TV star shares fight with cancer

Evan Handler was not supposed to survive cancer.

But he did, and he went on to write two books about how he did it, "Time On Fire: My Comedy of Terrors" and, most recently, "It’s Only Temporary … The Good News and the Bad News of Being Alive."

Handler, who played Harry Goldenblatt in the TV show "Sex and the City," was in Bexley Nov. 11 to sign copies of his new book and speak to the crowd gathered at the Jewish Bookfair at the Jewish Community Center about surviving Leukemia.
Handler was 24 years old when he was diagnosed with Leukemia.

Told that the disease was incurable, Handler then learned that 10 percent of the people who get Leukemia survive.

"So it’s curable?" Handler asked, but his doctors refused to call it a curable disease. "At some point, I decided that winning the semantic argument was not as important as being one of the 10 percent."

Reading a passage out of his new book, "It’s Only Temporary," Handler spoke of a medical system that, as he described it, "didn’t always have my best interests at heart."

Handler said there were times when he saw nurses administer time-sensitive medication to patients hours late, or give medication to a patient that had another patient’s name on it.

"There were a lot of great people (in the healthcare system)," Handler said, "but there were also a lot more bad people than we would like to admit."

One side effect of having cancer, Handler said, was that people asked him for his views on complex, philosophical issues. Handler said people often asked him if he believed in God, or if there was a greater purpose to life. Handler said all he could say was "I don’t know."

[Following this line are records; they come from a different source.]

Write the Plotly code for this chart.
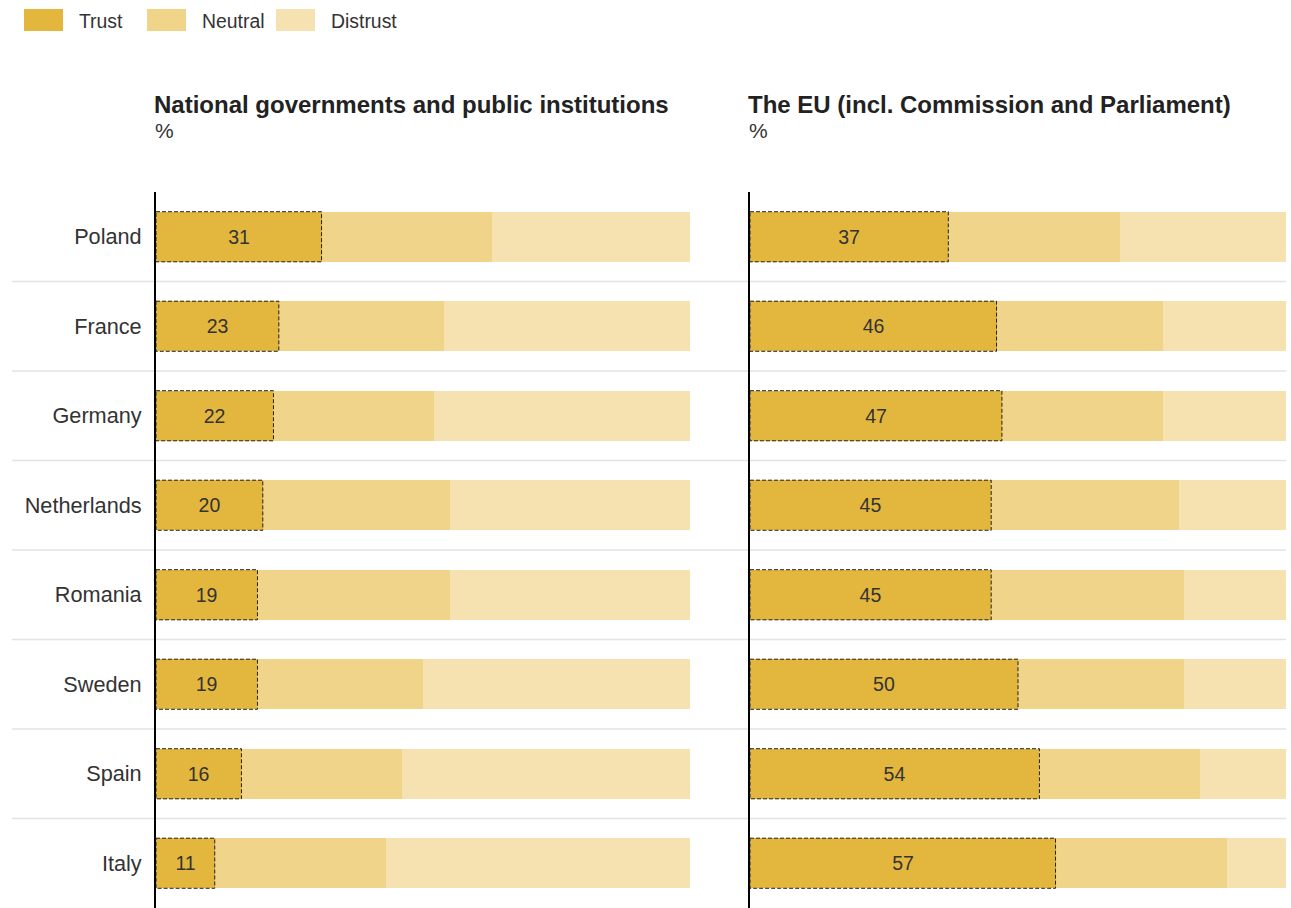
import plotly.graph_objects as go

countries = ["Poland", "France", "Germany", "Netherlands", "Romania", "Sweden", "Spain", "Italy"]

nat_trust = [31, 23, 22, 20, 19, 19, 16, 11]
nat_neutral = [32, 31, 30, 35, 36, 31, 30, 32]
nat_distrust = [37, 46, 48, 45, 45, 50, 54, 57]

eu_trust = [37, 46, 47, 45, 45, 50, 54, 57]
eu_neutral = [32, 31, 30, 35, 36, 31, 30, 32]
eu_distrust = [31, 23, 23, 20, 19, 19, 16, 11]

series_names = ["Trust", "Neutral", "Distrust"]
colors = ["#E3B63D", "#F0D48A", "#F5E2B0"]
panel_titles = ["National governments and public institutions",
                "The EU (incl. Commission and Parliament)"]

W, H = 1291, 908
T = 192
PH = H - T
FONT = "Liberation Sans, Arial, sans-serif"
TXT = "#333333"


def px_x(p):
    return p / W


def px_y(p):
    return (H - p) / PH


ypos = list(range(len(countries)))
BW = 0.56

fig = go.Figure()
panels = [
    ("x", "y", [nat_trust, nat_neutral, nat_distrust]),
    ("x2", "y2", [eu_trust, eu_neutral, eu_distrust]),
]
for xa, ya, vals in panels:
    for i, (name, col, v) in enumerate(zip(series_names, colors, vals)):
        fig.add_trace(go.Bar(
            x=v, y=ypos, orientation="h", name=name,
            marker=dict(color=col, line=dict(width=0)),
            width=BW, xaxis=xa, yaxis=ya, showlegend=False,
            text=[str(t) for t in v] if i == 0 else None,
            textposition="inside" if i == 0 else "none",
            insidetextanchor="middle",
            textfont=dict(family=FONT, size=19.5, color=TXT),
            hoverinfo="x+name",
        ))
    # dashed border around trust segment
    for yy, t in zip(ypos, vals[0]):
        fig.add_shape(type="rect", xref=xa, yref=ya,
                      x0=0, x1=t, y0=yy - BW / 2, y1=yy + BW / 2,
                      line=dict(color="#222222", width=1, dash="4px,2px"),
                      fillcolor="rgba(0,0,0,0)", layer="above")

# separators between rows
for k in range(len(countries) - 1):
    fig.add_shape(type="line", xref="paper", yref="y",
                  x0=px_x(12), x1=px_x(1286), y0=k + 0.5, y1=k + 0.5,
                  line=dict(color="#E3E3E3", width=1.5), layer="below")

ax_common = dict(range=[0, 100], showgrid=False, zeroline=False,
                 showticklabels=False, showline=False, fixedrange=True)
ay_common = dict(range=[len(countries) - 0.5, -0.5], showgrid=False, zeroline=False,
                 showline=True, linecolor="#000000", linewidth=2, ticks="")

fig.update_layout(
    width=W, height=H,
    margin=dict(l=0, r=0, t=T, b=0),
    paper_bgcolor="white", plot_bgcolor="white",
    barmode="stack", bargap=0,
    font=dict(family=FONT, color=TXT),
    xaxis=dict(domain=[px_x(156), px_x(690)], **ax_common),
    xaxis2=dict(domain=[px_x(750), px_x(1286)], **ax_common),
    yaxis=dict(anchor="x", tickvals=ypos, ticktext=countries, showticklabels=True,
               ticklabelstandoff=8, tickfont=dict(family=FONT, size=21.7, color=TXT),
               **ay_common),
    yaxis2=dict(anchor="x2", showticklabels=False, **ay_common),
    showlegend=False,
)

# panel titles
for title, xpx in zip(panel_titles, [152, 746]):
    fig.add_annotation(xref="paper", yref="paper", x=px_x(xpx), y=px_y(104),
                       xanchor="left", yanchor="middle", showarrow=False,
                       text="<b>" + title + "</b>",
                       font=dict(family=FONT, size=24, color="#222222"))
    fig.add_annotation(xref="paper", yref="paper", x=px_x(xpx + 1), y=px_y(131),
                       xanchor="left", yanchor="middle", showarrow=False,
                       text="%", font=dict(family=FONT, size=21, color=TXT))

# custom legend
leg_x = [24, 147, 276]
for name, col, lx in zip(series_names, colors, leg_x):
    fig.add_shape(type="rect", xref="paper", yref="paper",
                  x0=px_x(lx), x1=px_x(lx + 39), y0=px_y(31), y1=px_y(9),
                  fillcolor=col, line=dict(width=0))
    fig.add_annotation(xref="paper", yref="paper", x=px_x(lx + 53), y=px_y(21),
                       xanchor="left", yanchor="middle", showarrow=False,
                       text=name, font=dict(family=FONT, size=19.4, color=TXT))

fig.write_html("out.html")
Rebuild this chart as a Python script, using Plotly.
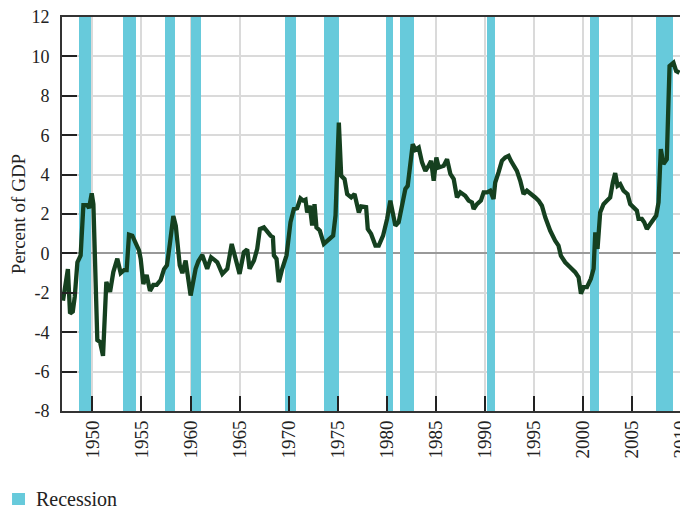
import plotly.graph_objects as go

# quarterly-ish readings of the series (year, percent of GDP)
years = [1947.0, 1947.15, 1947.5, 1947.72, 1948.0, 1948.2, 1948.47, 1948.8, 1949.08, 1949.49,
         1949.66, 1949.93, 1950.1, 1950.5, 1950.78, 1951.08, 1951.42, 1951.8, 1952.13, 1952.54,
         1952.88, 1953.22, 1953.49, 1953.73, 1954.07, 1954.75, 1954.92, 1955.19, 1955.53, 1955.87,
         1956.21, 1956.55, 1956.96, 1957.3, 1957.6, 1957.9, 1958.25, 1958.5, 1958.7, 1958.9,
         1959.17, 1959.5, 1960.01, 1960.52, 1960.8, 1961.2, 1961.7, 1962.1, 1962.5, 1962.73,
         1963.24, 1963.75, 1964.2, 1964.6, 1965.0, 1965.44, 1965.78, 1966.02, 1966.47, 1966.8,
         1967.07, 1967.48, 1967.82, 1968.16, 1968.4, 1968.5, 1968.77, 1969.0, 1969.35, 1969.79,
         1970.19, 1970.53, 1970.87, 1971.21, 1971.49, 1971.72, 1971.89, 1972.16, 1972.4, 1972.64,
         1972.84, 1973.18, 1973.59, 1973.93, 1974.27, 1974.54, 1974.78, 1974.95, 1975.12, 1975.36,
         1975.7, 1975.97, 1976.38, 1976.72, 1977.16, 1977.4, 1977.9, 1978.07, 1978.41, 1978.85,
         1979.19, 1979.63, 1980.04, 1980.37, 1980.65, 1980.88, 1981.22, 1981.56, 1981.9, 1982.14,
         1982.41, 1982.65, 1982.92, 1983.26, 1983.6, 1983.94, 1984.28, 1984.52, 1984.79, 1985.06,
         1985.3, 1985.81, 1986.15, 1986.49, 1986.83, 1987.16, 1987.5, 1988.0, 1988.35, 1988.69,
         1988.86, 1989.2, 1989.6, 1989.88, 1990.22, 1990.55, 1990.89, 1991.06, 1991.4, 1991.74,
         1992.08, 1992.42, 1992.66, 1992.93, 1993.27, 1993.61, 1993.95, 1994.29, 1994.8, 1995.14,
         1995.48, 1995.82, 1996.16, 1996.66, 1997.17, 1997.51, 1997.75, 1998.19, 1998.7, 1999.21,
         1999.56, 1999.8, 2000.07, 2000.41, 2000.81, 2001.09, 2001.26, 2001.49, 2001.76, 2002.1,
         2002.44, 2002.78, 2003.05, 2003.29, 2003.53, 2003.8, 2004.14, 2004.55, 2004.82, 2005.16,
         2005.5, 2005.67, 2006.01, 2006.25, 2006.52, 2006.86, 2007.2, 2007.47, 2007.71, 2007.94,
         2008.21, 2008.55, 2008.83, 2009.23, 2009.5, 2009.84]
values = [-2.4, -2.0, -0.8, -3.05, -2.95, -2.2, -0.45, -0.1, 2.45, 2.45,
          2.3, 3.05, 2.5, -4.4, -4.5, -5.2, -1.45, -1.95, -0.95, -0.27,
          -1.0, -0.85, -0.85, 0.95, 0.9, 0.15, -0.27, -1.55, -1.1, -1.9,
          -1.6, -1.6, -1.35, -0.8, -0.6, 0.5, 1.9, 1.4, 0.5, -0.6,
          -1.0, -0.36, -2.14, -0.78, -0.4, -0.08, -0.78, -0.2, -0.35, -0.45,
          -1.04, -0.78, 0.48, -0.3, -1.04, 0.06, 0.2, -0.78, -0.36, 0.23,
          1.24, 1.32, 1.07, 0.9, 0.82, -0.1, -0.28, -1.46, -0.78, -0.1,
          1.58, 2.25, 2.29, 2.79, 2.68, 2.73, 2.08, 2.42, 1.41, 2.5,
          1.32, 1.16, 0.48, 0.65, 0.82, 0.9, 1.92, 3.94, 6.64, 3.94,
          3.77, 3.01, 2.84, 3.01, 2.08, 2.39, 2.35, 1.24, 0.99, 0.4,
          0.4, 0.9, 1.75, 2.68, 1.92, 1.41, 1.58, 2.59, 3.27, 3.43,
          4.78, 5.54, 5.26, 5.37, 4.62, 4.19, 4.45, 4.7, 3.69, 4.87,
          4.36, 4.45, 4.78, 4.03, 3.77, 2.84, 3.1, 2.93, 2.68, 2.59,
          2.25, 2.5, 2.68, 3.1, 3.1, 3.18, 2.76, 3.6, 4.11, 4.7,
          4.87, 4.95, 4.7, 4.45, 4.19, 3.69, 3.01, 3.18, 3.01, 2.84,
          2.68, 2.42, 1.83, 1.16, 0.65, 0.4, -0.11, -0.45, -0.7, -0.95,
          -1.21, -2.05, -1.71, -1.71, -1.29, -0.78, 1.07, 0.23, 2.08, 2.5,
          2.67, 2.84, 3.6, 4.08, 3.43, 3.52, 3.18, 3.01, 2.5, 2.34,
          2.17, 1.75, 1.75, 1.58, 1.24, 1.49, 1.75, 1.92, 2.59, 5.29,
          4.53, 4.78, 9.51, 9.68, 9.26, 9.17]

# recession periods (start, end)
rec_start = [1948.6, 1953.1, 1957.4, 1960.0, 1969.6, 1973.6, 1979.9, 1981.4, 1990.2, 2000.7, 2007.4]
rec_end = [1949.9, 1954.4, 1958.4, 1961.1, 1970.8, 1975.1, 1980.6, 1982.8, 1991.0, 2001.6, 2009.2]

x_ticks = list(range(1950, 2011, 5))
y_ticks = list(range(-8, 13, 2))
y_labels = [str(v) for v in y_ticks]

Y_MIN, Y_MAX = -8, 12
REC_COLOR = "#67cadb"
LINE_COLOR = "#15401f"
FONT = "Liberation Serif"

fig = go.Figure()

# recession bars span the full value range
mids = [(s + e) / 2 for s, e in zip(rec_start, rec_end)]
widths = [e - s for s, e in zip(rec_start, rec_end)]
fig.add_trace(go.Bar(x=mids, y=[Y_MAX - Y_MIN] * len(mids), base=Y_MIN, width=widths,
                     marker=dict(color=REC_COLOR, line_width=0), name="Recession",
                     hoverinfo="skip", showlegend=False))

fig.add_trace(go.Scatter(x=years, y=values, mode="lines",
                         line=dict(color=LINE_COLOR, width=4.3),
                         showlegend=False, hoverinfo="x+y"))

# key below the chart, hugging the left edge (plotly's own legend can't go that far left)
fig.add_shape(type="rect", xref="paper", yref="paper",
              x0=-0.0806, x1=-0.0597, y0=-0.2386, y1=-0.2081,
              fillcolor=REC_COLOR, line_width=0)
fig.add_annotation(text="Recession", xref="paper", yref="paper",
                   x=-0.0445, y=-0.2234, xanchor="left", yanchor="middle",
                   showarrow=False, font=dict(size=20, family=FONT, color="#222"))

# page body keeps its default 8px margin, so the figure is sized to fit inside it
fig.update_layout(
    width=680, height=502,
    margin=dict(l=54, r=6, t=9, b=99),
    paper_bgcolor="white", plot_bgcolor="white",
    font=dict(family=FONT, size=17, color="#222"),
    showlegend=False,
    bargap=0,
)

fig.update_xaxes(range=[1946.9, 2010.1], tickvals=x_ticks, tickangle=-90,
                 ticks="inside", ticklen=15, tickwidth=2, tickcolor="#222",
                 showgrid=True, gridcolor="#dadada", gridwidth=2,
                 showline=True, linecolor="#333", linewidth=2, mirror=True,
                 zeroline=False, tickfont=dict(size=19),
                 ticklabeloverflow="allow", automargin=False)
fig.update_yaxes(range=[Y_MIN, Y_MAX], tickvals=y_ticks, ticktext=y_labels,
                 ticks="inside", ticklen=15, tickwidth=2, tickcolor="#222",
                 showgrid=True, gridcolor="#dadada", gridwidth=2,
                 zeroline=True, zerolinecolor="#999", zerolinewidth=2,
                 showline=True, linecolor="#333", linewidth=2, mirror=True,
                 title=dict(text="Percent of GDP", font=dict(size=19), standoff=1),
                 tickfont=dict(size=18), ticklabelstandoff=7,
                 ticklabeloverflow="allow", automargin=False)

fig.write_html("out.html")
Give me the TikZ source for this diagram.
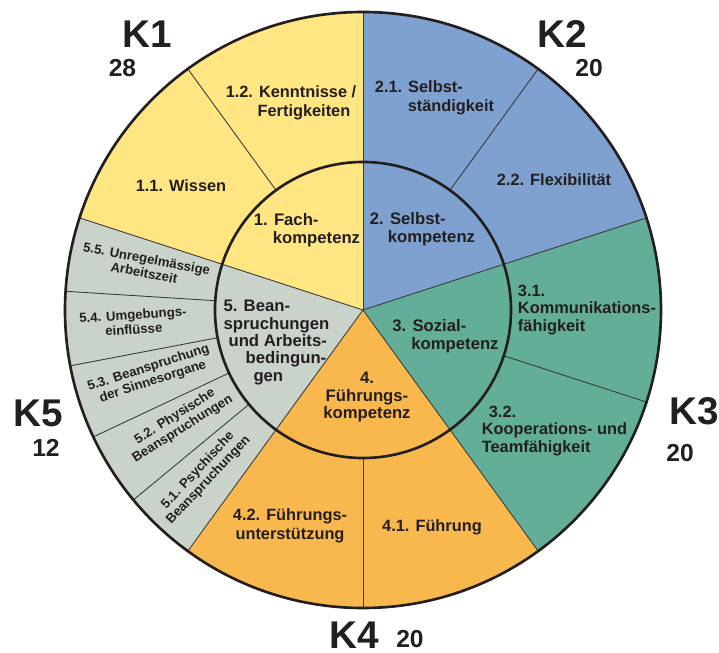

"It’s not a passive ‘I don’t know,’ it’s not a cop-out from philosophical thought," Handler said. "It just meant I was open to all possibilities … and some things can never be known."

Handler says he doesn’t endorse any particular religion, but he does believe in having faith. Handler said that hope, in particular, is important.
During his recovery from cancer, people were always warning him not to have false hope, Handler said.

"I believe that there is no such thing as false hope … because hope carries no connotations of certainty," he said.

After speaking about his diagnosis and survival of cancer, Handler signed books and talked to people who had come to hear him speak.